▶ **Given problem**
Quote every line as written. Omit pictures.

▬▬▬▬▬▬

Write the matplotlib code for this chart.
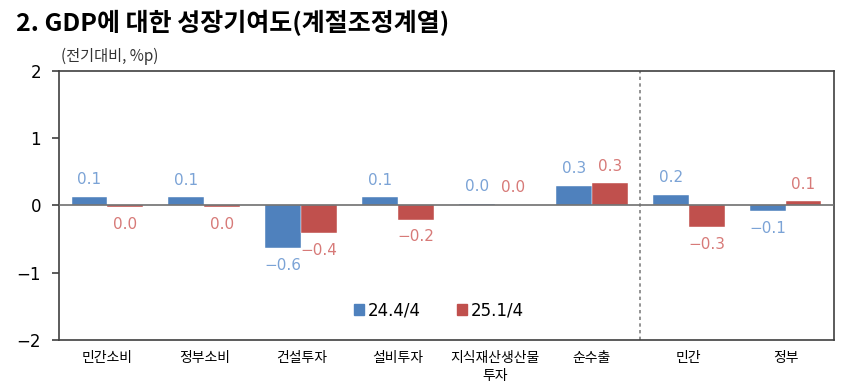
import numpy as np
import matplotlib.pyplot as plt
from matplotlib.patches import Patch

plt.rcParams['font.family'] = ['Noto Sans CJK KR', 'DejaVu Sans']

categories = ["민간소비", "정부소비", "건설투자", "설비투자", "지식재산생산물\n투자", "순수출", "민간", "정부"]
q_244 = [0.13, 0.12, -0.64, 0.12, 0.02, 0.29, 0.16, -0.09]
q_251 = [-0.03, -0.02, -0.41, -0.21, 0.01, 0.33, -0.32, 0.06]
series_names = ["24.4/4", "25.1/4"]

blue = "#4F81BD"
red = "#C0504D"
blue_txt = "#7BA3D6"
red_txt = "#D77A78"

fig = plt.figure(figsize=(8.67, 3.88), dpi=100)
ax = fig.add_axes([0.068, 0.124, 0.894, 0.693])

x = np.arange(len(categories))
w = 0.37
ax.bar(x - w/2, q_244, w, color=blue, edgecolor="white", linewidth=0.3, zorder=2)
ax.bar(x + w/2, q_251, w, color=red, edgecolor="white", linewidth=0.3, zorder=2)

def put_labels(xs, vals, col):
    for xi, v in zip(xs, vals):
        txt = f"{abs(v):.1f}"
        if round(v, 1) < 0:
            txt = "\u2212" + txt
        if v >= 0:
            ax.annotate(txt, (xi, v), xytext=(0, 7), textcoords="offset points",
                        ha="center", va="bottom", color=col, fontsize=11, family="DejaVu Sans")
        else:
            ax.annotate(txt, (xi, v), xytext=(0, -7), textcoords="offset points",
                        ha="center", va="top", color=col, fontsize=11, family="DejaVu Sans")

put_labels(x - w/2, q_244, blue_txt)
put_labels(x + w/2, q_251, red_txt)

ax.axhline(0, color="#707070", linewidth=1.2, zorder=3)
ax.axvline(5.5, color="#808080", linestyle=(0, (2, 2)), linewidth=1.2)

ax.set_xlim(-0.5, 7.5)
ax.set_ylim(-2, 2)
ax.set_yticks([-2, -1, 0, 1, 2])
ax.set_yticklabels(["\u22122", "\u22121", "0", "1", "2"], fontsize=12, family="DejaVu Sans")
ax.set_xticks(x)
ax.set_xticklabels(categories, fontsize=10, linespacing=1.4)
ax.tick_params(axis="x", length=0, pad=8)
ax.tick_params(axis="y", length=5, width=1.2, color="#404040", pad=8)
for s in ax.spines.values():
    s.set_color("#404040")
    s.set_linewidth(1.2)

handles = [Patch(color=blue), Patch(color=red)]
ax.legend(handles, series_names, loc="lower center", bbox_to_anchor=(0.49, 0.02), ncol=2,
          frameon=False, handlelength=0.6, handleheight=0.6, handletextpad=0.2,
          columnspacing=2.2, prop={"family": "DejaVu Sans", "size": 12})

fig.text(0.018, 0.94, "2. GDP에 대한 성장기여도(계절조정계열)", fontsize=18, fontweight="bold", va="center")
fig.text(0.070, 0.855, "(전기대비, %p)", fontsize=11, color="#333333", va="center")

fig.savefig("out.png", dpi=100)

▬▬▬▬▬▬

▶ **Output below**
Write the matplotlib code for this chart.
import numpy as np
import matplotlib.pyplot as plt
from matplotlib.patches import Patch

plt.rcParams['font.family'] = ['Noto Sans CJK KR', 'DejaVu Sans']

categories = ["민간소비", "정부소비", "건설투자", "설비투자", "지식재산생산물\n투자", "순수출", "민간", "정부"]
q_244 = [0.13, 0.12, -0.64, 0.12, 0.02, 0.29, 0.16, -0.09]
q_251 = [-0.03, -0.02, -0.41, -0.21, 0.01, 0.33, -0.32, 0.06]
series_names = ["24.4/4", "25.1/4"]

blue = "#4F81BD"
red = "#C0504D"
blue_txt = "#7BA3D6"
red_txt = "#D77A78"

fig = plt.figure(figsize=(8.67, 3.88), dpi=100)
ax = fig.add_axes([0.068, 0.124, 0.894, 0.693])

x = np.arange(len(categories))
w = 0.37
ax.bar(x - w/2, q_244, w, color=blue, edgecolor="white", linewidth=0.3, zorder=2)
ax.bar(x + w/2, q_251, w, color=red, edgecolor="white", linewidth=0.3, zorder=2)

def put_labels(xs, vals, col):
    for xi, v in zip(xs, vals):
        txt = f"{abs(v):.1f}"
        if round(v, 1) < 0:
            txt = "\u2212" + txt
        if v >= 0:
            ax.annotate(txt, (xi, v), xytext=(0, 7), textcoords="offset points",
                        ha="center", va="bottom", color=col, fontsize=11, family="DejaVu Sans")
        else:
            ax.annotate(txt, (xi, v), xytext=(0, -7), textcoords="offset points",
                        ha="center", va="top", color=col, fontsize=11, family="DejaVu Sans")

put_labels(x - w/2, q_244, blue_txt)
put_labels(x + w/2, q_251, red_txt)

ax.axhline(0, color="#707070", linewidth=1.2, zorder=3)
ax.axvline(5.5, color="#808080", linestyle=(0, (2, 2)), linewidth=1.2)

ax.set_xlim(-0.5, 7.5)
ax.set_ylim(-2, 2)
ax.set_yticks([-2, -1, 0, 1, 2])
ax.set_yticklabels(["\u22122", "\u22121", "0", "1", "2"], fontsize=12, family="DejaVu Sans")
ax.set_xticks(x)
ax.set_xticklabels(categories, fontsize=10, linespacing=1.4)
ax.tick_params(axis="x", length=0, pad=8)
ax.tick_params(axis="y", length=5, width=1.2, color="#404040", pad=8)
for s in ax.spines.values():
    s.set_color("#404040")
    s.set_linewidth(1.2)

handles = [Patch(color=blue), Patch(color=red)]
ax.legend(handles, series_names, loc="lower center", bbox_to_anchor=(0.49, 0.02), ncol=2,
          frameon=False, handlelength=0.6, handleheight=0.6, handletextpad=0.2,
          columnspacing=2.2, prop={"family": "DejaVu Sans", "size": 12})

fig.text(0.018, 0.94, "2. GDP에 대한 성장기여도(계절조정계열)", fontsize=18, fontweight="bold", va="center")
fig.text(0.070, 0.855, "(전기대비, %p)", fontsize=11, color="#333333", va="center")

fig.savefig("out.png", dpi=100)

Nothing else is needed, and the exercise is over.